Two approaches to CPU scheduling in a multiprocessor system are:
- asymmetric multiprocessing: all scheduling decisions are handled by a single processor - the master server.
- symmetric multiprocessing (SMP): each processor is self-schedulding.
While the asymmetric multiprocessing is simple as only core is responsible for all scheduling decisions, there is a possibility that the master server becomes the performance bottleneck. For that reason, symmetric multiprocessing is the standard approach for this problem.

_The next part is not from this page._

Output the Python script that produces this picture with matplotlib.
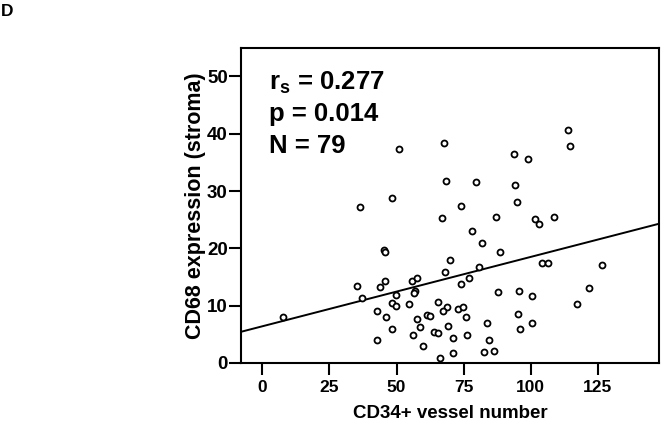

One important consideration when scheduling on multiprocessor system is cache affinity. If a particular task or thread was executing on a particular processor or CPU, it is likely that the state of the task still resides in the cache memory of that same processor. Therefore, it helps with the performance if the task is scheduled on the same processor on which the task was executed before.
With multiple memory nodes, the general solution to achieve cache affinity is to load balance tasks in a way that tasks are bound to the processors that are closer to the memory node where their state is. This is called NUMA-aware scheduling, where NUMA stands for Non-Uniform Memory Access.
Hyperthreading
Hyperthreading is Intel’s multithreading implementation for assigning multiple hardware threads to a single core.
It is also known as:
- hardware multithreading
- chip multithreading (CMT)
- simultaneous multithreading (SMT)
For example, if a physical core supports two hardware threads (or two virtual cores), from an operating system perspective, this one physical core is recognized as two processors. This so-called multicore processor is faster and more energy-efficient than a single-core processor.
With hyperthreading, if one hardware thread is on memory stall, where a processor is waiting for the data to become available when it accesses memory, the core can context switch to another software thread.
Note that a processing core can only execute one hardware thread at a time because its processor pipeline must be shared among its hardware threads. Therefore, co-scheduling of compute-bound and memory-bound threads can best benefit from this multi-core processor.